W. Russell Neuman, professore di studi della comunicazione alla University of Michigan, professore associato di studi della comunicazione alla Northwestern University e Olivia Curry, assistente alla ricerca presso la Northwestern University, hanno pubblicato sulla rivista statunitense The Information Society i risultati del loro studio “Taming the Information Tide: Information Overload in the American Home”. Una sintesi del risultati è stata resa disponibile recentemente dalla Northwestern University che ha concesso al sottoscritto, per conto dell’European Journalism Observatory, copia integrale della ricerca.
Sono stati condotti 7 focus group con un numero di partecipanti compreso tra 9 e 12 persone (totale 77 individui) ai quali sono state poste fondamentalmente due domande:
a) Come vi tenete aggiornati, informati, su ciò che avviene nel mondo?
b) Come vi sentite sulla quantità di informazioni disponibili?
Nonostante vi siano state delle persone che hanno citato il loro disagio da alcuni aspetti dei “new media” e in qualche raro caso addirittura oppressi dalla quantità di informazioni, nella maggioranza dei casi il tono generale delle discussioni è risultato essere positivo. La maggioranza delle persone ha espresso soddisfazione e apprezzamento per la quantità e la varietà di informazioni disponibili in Rete.

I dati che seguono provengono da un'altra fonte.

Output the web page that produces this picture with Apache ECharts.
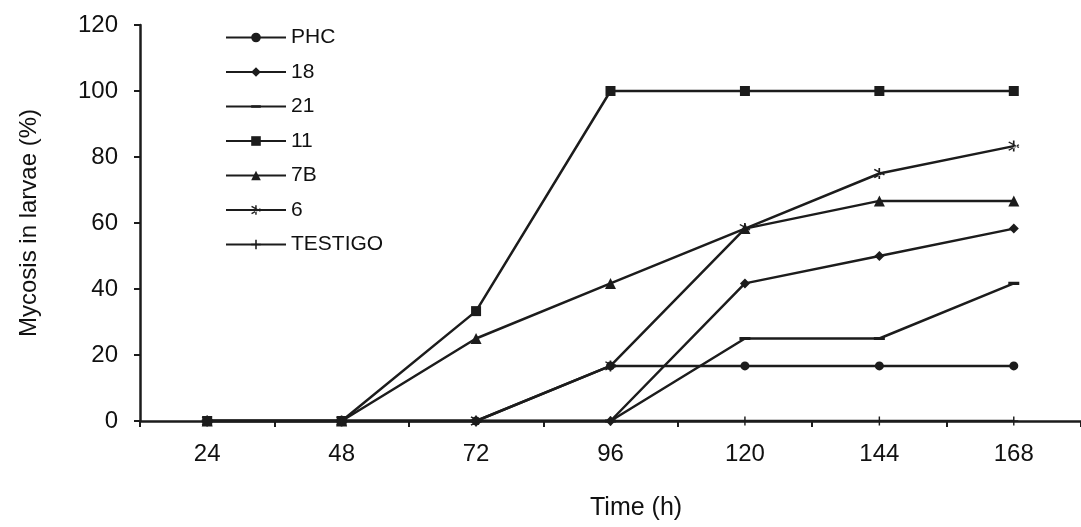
<!DOCTYPE html>
<html>
<head>
<meta charset="utf-8">
<script src="https://cdn.jsdelivr.net/npm/echarts@6/dist/echarts.min.js"></script>
<style>
html,body{margin:0;padding:0;background:#fff;}
#chart{width:1081px;height:527px;}
</style>
</head>
<body>
<div id="chart"></div>
<script>
var categories = ['24', '48', '72', '96', '120', '144', '168'];
var yTicks = [0, 20, 40, 60, 80, 100, 120];
var seriesNames = ['PHC', '18', '21', '11', '7B', '6', 'TESTIGO'];
var phc     = [0, 0, 0, 16.7, 16.7, 16.7, 16.7];
var s18     = [0, 0, 0, 0, 41.7, 50, 58.3];
var s21     = [0, 0, 0, 0, 25, 25, 41.7];
var s11     = [0, 0, 33.3, 100, 100, 100, 100];
var s7B     = [0, 0, 25, 41.7, 58.3, 66.7, 66.7];
var s6      = [0, 0, 0, 16.7, 58.3, 75, 83.3];
var testigo = [0, 0, 0, 0, 0, 0, 0];
var xTitle = 'Time (h)';
var yTitle = 'Mycosis in larvae (%)';

var values = [phc, s18, s21, s11, s7B, s6, testigo];
var symbols = [
  'circle',
  'diamond',
  'path://M-5,-5h0.01v0.01h-0.01z M-5,4.99h0.01v0.01h-0.01z M-5,-1.4h10v2.8h-10z',
  'rect',
  'triangle',
  'path://M-0.7,-5h1.4v10h-1.4z M-4.6,-3.2l0.7,-1.1l8.6,5l-0.7,1.1z M-4.6,3.2l0.7,1.1l8.6,-5l-0.7,-1.1z',
  'path://M-0.8,-5h1.6v10h-1.6z M-5,-0.8h10v1.6h-10z'
];
var sizes = [9, 10, 11, 10, 11, 11, 9];

var font = '"Liberation Sans", Arial, sans-serif';
var ink = '#1c1c1c';
var chart = echarts.init(document.getElementById('chart'));
var series = seriesNames.map(function (n, i) {
  return {
    name: n,
    type: 'line',
    data: values[i],
    symbol: symbols[i],
    symbolSize: sizes[i],
    showSymbol: true,
    lineStyle: {color: ink, width: 2.5},
    itemStyle: {color: ink},
    animation: false
  };
});

chart.setOption({
  backgroundColor: '#ffffff',
  animation: false,
  grid: {left: 140, right: -10, top: 25, bottom: 106, containLabel: false},
  legend: {
    orient: 'vertical',
    left: 225,
    top: 27,
    padding: 0,
    itemWidth: 60,
    itemHeight: 12,
    itemGap: 13.5,
    textStyle: {fontFamily: font, fontSize: 21, color: '#111', padding: [0, 0, 0, 0]},
    data: seriesNames
  },
  xAxis: {
    type: 'category',
    data: categories,
    boundaryGap: true,
    axisLine: {lineStyle: {color: ink, width: 2.5}},
    axisTick: {show: true, length: 6, lineStyle: {color: ink, width: 2}},
    axisLabel: {fontFamily: font, fontSize: 24, color: '#111', margin: 21},
    splitLine: {show: false}
  },
  yAxis: {
    type: 'value',
    min: 0,
    max: 120,
    interval: 20,
    name: yTitle,
    nameLocation: 'middle',
    nameGap: 99,
    nameTextStyle: {fontFamily: font, fontSize: 24, color: '#111'},
    axisLine: {show: true, lineStyle: {color: ink, width: 2.5}},
    axisTick: {show: true, length: 6, lineStyle: {color: ink, width: 2}},
    axisLabel: {fontFamily: font, fontSize: 24, color: '#111', margin: 22,
      formatter: function (v) { return yTicks.indexOf(v) >= 0 ? String(v) : ''; }},
    splitLine: {show: false}
  },
  graphic: [{
    type: 'text',
    left: 590,
    top: 496,
    style: {text: xTitle, font: '25px ' + font, fill: '#111', textAlign: 'center'}
  }],
  series: series
});
</script>
</body>
</html>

I principali fattori di frustrazione sono, nelle dichiarazioni delle persone, il sensazionalismo e la partigianeria, la parzialità, crescente di alcuni canali televisivi, le distrazioni causate da social network (Facebook e Twitter) che veicolano informazioni non richieste e la difficoltà di distinguere l’informazione attendibile e professionale da quella che non lo è.
Complessivamente la stragrande maggioranza dellle persone ha dichiarato di essere entusiaste e di sentirsi arricchite, “empowered”, dalla quantità di informazioni disponibili, apprezzando la possibilità di avere informazioni da fonti diverse e sottolineando come fossero propense a leggere informazioni con opinioni diverse dalle proprie. Un aspetto, il secondo, che è stato sottolineato con forza, di rifiuto della “filter bubble”.
Serendipità che sarebbe confermata anche da un altro studio, condotto da Borchuluun Yadamsuren della University of Missouri School of Journalism, dal quale emerge come le persone molto spesso acquisiscano informazioni, vengano a contatto con le notizie in maniera del tutto casuale mentre sono impegnate in altre attività online.
Se, parrebbe, l’infobesità non costituisce un problema, resta per l’industria dell’informazione la necessità di coinvolgere maggiormente i lettori sia in termini di tempo dedicato, passato sul sito web, che a livello di fidelizzazione verso la propria testata. Un andamento lento che rappresenta certamente uno dei principali ostacoli allo sviluppo dell’area digitale dell’informazione.